DATA BLOCK:
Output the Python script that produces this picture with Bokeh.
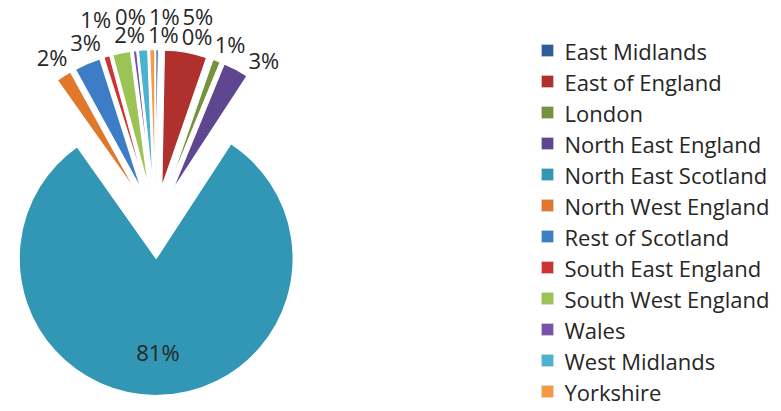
import numpy as np
from bokeh.plotting import figure
from bokeh.models import Range1d, ColumnDataSource
from bokeh.embed import file_html
from bokeh.resources import INLINE
from bokeh.core.properties import value

# ---------------- data ----------------
regions = ["East Midlands", "East of England", "London", "North East England",
           "North East Scotland", "North West England", "Rest of Scotland",
           "South East England", "South West England", "Wales", "West Midlands",
           "Yorkshire"]
shares = [0.3, 5.0, 0.9, 3.0, 81.0, 1.8, 3.1, 0.7, 2.1, 0.4, 1.1, 0.6]
colors = ["#2F5C9A", "#B0302E", "#76923C", "#5E4790", "#3197B5", "#E0772A",
          "#3D7DC8", "#CC3333", "#9BC455", "#7653AC", "#4CB2D2", "#F59A40"]

# ---------------- layout ----------------
W, H = 781, 411
CX, CY = 155, 189          # pie centre (data units == screen px)
R = 137
EXPLODE = 36
LFS = 22                   # data label font size
FONT = "Open Sans"

vals = np.array(shares, dtype=float)
frac = vals / vals.sum()
n = len(vals)
theta_end = np.cumsum(frac) * 2 * np.pi          # clockwise from 12 o'clock
theta_start = theta_end - frac * 2 * np.pi
theta_mid = (theta_start + theta_end) / 2

wx = CX + EXPLODE * np.sin(theta_mid)
wy = CY + EXPLODE * np.cos(theta_mid)

src = ColumnDataSource(dict(
    x=wx, y=wy,
    start=np.pi / 2 - theta_end,
    end=np.pi / 2 - theta_start,
    color=colors, region=regions,
))

p = figure(width=W, height=H, x_range=Range1d(0, W), y_range=Range1d(0, H),
           x_axis_type=None, y_axis_type=None, output_backend="svg",
           toolbar_location=None, min_border=0)
p.grid.visible = False
p.outline_line_color = None
p.background_fill_color = "white"
p.border_fill_color = "white"

p.wedge(x="x", y="y", radius=R, start_angle="start", end_angle="end",
        fill_color="color", line_color="white", line_width=1.2, source=src)

# ---------------- data labels ----------------
texts = [f"{int(round(v * 100))}%" for v in frac]
big = int(np.argmax(vals))


def box(t):
    return LFS * (0.57 * (len(t) - 1) + 0.84), LFS * 0.78


lab_x = np.zeros(n)
lab_y = np.zeros(n)
# inside label for the dominant slice
lab_x[big] = wx[big] + 0.68 * R * np.sin(theta_mid[big])
lab_y[big] = wy[big] + 0.68 * R * np.cos(theta_mid[big])

GAP, ROW, ROW_COST = 6.5, 20, 12
top_lim = H - 15
placed = []
order = [(big + k) % n for k in range(1, n)]
for i in order:
    w, h = box(texts[i])
    best = None
    for k in range(3):
        for dd in np.arange(-25, 25.01, 0.5):
            th = theta_mid[i] + np.radians(dd)
            Rl = (R + EXPLODE + GAP + (w / 2) * abs(np.sin(th))
                  + (h / 2) * abs(np.cos(th)) + k * ROW)
            x = CX + Rl * np.sin(th)
            y = min(CY + Rl * np.cos(th), top_lim)
            if x - w / 2 < 2 or x + w / 2 > 520:
                continue
            ok = all(abs(x - qx) >= (w + qw) / 2 + 2 or abs(y - qy) >= (h + qh) / 2
                     for (qx, qy, qw, qh) in placed)
            if not ok:
                continue
            cost = abs(np.radians(dd)) * Rl + k * ROW_COST
            if best is None or cost < best[0]:
                best = (cost, x, y)
    lab_x[i], lab_y[i] = best[1], best[2]
    placed.append((best[1], best[2], w, h))

p.text(x=lab_x, y=lab_y, text=texts, text_font=value(FONT),
       text_font_size=f"{LFS}px", text_color="#262626",
       text_align="center", text_baseline="middle")

# ---------------- legend ----------------
LEG_X, LEG_Y0, LEG_DY, SW = 547, 361, 31, 12
TEXT_X = 564
idx = np.arange(n)
leg_y = LEG_Y0 - idx * LEG_DY
p.rect(x=np.full(n, LEG_X), y=leg_y, width=SW, height=SW,
       fill_color=colors, line_color="#dddddd", line_width=0.5)
p.text(x=np.full(n, TEXT_X), y=leg_y, text=regions, text_font=value(FONT),
       text_font_size="22px", text_color="#262626",
       text_align="left", text_baseline="middle")

open("out.html", "w").write(file_html(p, INLINE))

WHAT NEEDS TO BE DONE:
Your task is an exact transcription of all the data, minus the pictures.

RESULT:
Output the Python script that produces this picture with Bokeh.
import numpy as np
from bokeh.plotting import figure
from bokeh.models import Range1d, ColumnDataSource
from bokeh.embed import file_html
from bokeh.resources import INLINE
from bokeh.core.properties import value

# ---------------- data ----------------
regions = ["East Midlands", "East of England", "London", "North East England",
           "North East Scotland", "North West England", "Rest of Scotland",
           "South East England", "South West England", "Wales", "West Midlands",
           "Yorkshire"]
shares = [0.3, 5.0, 0.9, 3.0, 81.0, 1.8, 3.1, 0.7, 2.1, 0.4, 1.1, 0.6]
colors = ["#2F5C9A", "#B0302E", "#76923C", "#5E4790", "#3197B5", "#E0772A",
          "#3D7DC8", "#CC3333", "#9BC455", "#7653AC", "#4CB2D2", "#F59A40"]

# ---------------- layout ----------------
W, H = 781, 411
CX, CY = 155, 189          # pie centre (data units == screen px)
R = 137
EXPLODE = 36
LFS = 22                   # data label font size
FONT = "Open Sans"

vals = np.array(shares, dtype=float)
frac = vals / vals.sum()
n = len(vals)
theta_end = np.cumsum(frac) * 2 * np.pi          # clockwise from 12 o'clock
theta_start = theta_end - frac * 2 * np.pi
theta_mid = (theta_start + theta_end) / 2

wx = CX + EXPLODE * np.sin(theta_mid)
wy = CY + EXPLODE * np.cos(theta_mid)

src = ColumnDataSource(dict(
    x=wx, y=wy,
    start=np.pi / 2 - theta_end,
    end=np.pi / 2 - theta_start,
    color=colors, region=regions,
))

p = figure(width=W, height=H, x_range=Range1d(0, W), y_range=Range1d(0, H),
           x_axis_type=None, y_axis_type=None, output_backend="svg",
           toolbar_location=None, min_border=0)
p.grid.visible = False
p.outline_line_color = None
p.background_fill_color = "white"
p.border_fill_color = "white"

p.wedge(x="x", y="y", radius=R, start_angle="start", end_angle="end",
        fill_color="color", line_color="white", line_width=1.2, source=src)

# ---------------- data labels ----------------
texts = [f"{int(round(v * 100))}%" for v in frac]
big = int(np.argmax(vals))


def box(t):
    return LFS * (0.57 * (len(t) - 1) + 0.84), LFS * 0.78


lab_x = np.zeros(n)
lab_y = np.zeros(n)
# inside label for the dominant slice
lab_x[big] = wx[big] + 0.68 * R * np.sin(theta_mid[big])
lab_y[big] = wy[big] + 0.68 * R * np.cos(theta_mid[big])

GAP, ROW, ROW_COST = 6.5, 20, 12
top_lim = H - 15
placed = []
order = [(big + k) % n for k in range(1, n)]
for i in order:
    w, h = box(texts[i])
    best = None
    for k in range(3):
        for dd in np.arange(-25, 25.01, 0.5):
            th = theta_mid[i] + np.radians(dd)
            Rl = (R + EXPLODE + GAP + (w / 2) * abs(np.sin(th))
                  + (h / 2) * abs(np.cos(th)) + k * ROW)
            x = CX + Rl * np.sin(th)
            y = min(CY + Rl * np.cos(th), top_lim)
            if x - w / 2 < 2 or x + w / 2 > 520:
                continue
            ok = all(abs(x - qx) >= (w + qw) / 2 + 2 or abs(y - qy) >= (h + qh) / 2
                     for (qx, qy, qw, qh) in placed)
            if not ok:
                continue
            cost = abs(np.radians(dd)) * Rl + k * ROW_COST
            if best is None or cost < best[0]:
                best = (cost, x, y)
    lab_x[i], lab_y[i] = best[1], best[2]
    placed.append((best[1], best[2], w, h))

p.text(x=lab_x, y=lab_y, text=texts, text_font=value(FONT),
       text_font_size=f"{LFS}px", text_color="#262626",
       text_align="center", text_baseline="middle")

# ---------------- legend ----------------
LEG_X, LEG_Y0, LEG_DY, SW = 547, 361, 31, 12
TEXT_X = 564
idx = np.arange(n)
leg_y = LEG_Y0 - idx * LEG_DY
p.rect(x=np.full(n, LEG_X), y=leg_y, width=SW, height=SW,
       fill_color=colors, line_color="#dddddd", line_width=0.5)
p.text(x=np.full(n, TEXT_X), y=leg_y, text=regions, text_font=value(FONT),
       text_font_size="22px", text_color="#262626",
       text_align="left", text_baseline="middle")

open("out.html", "w").write(file_html(p, INLINE))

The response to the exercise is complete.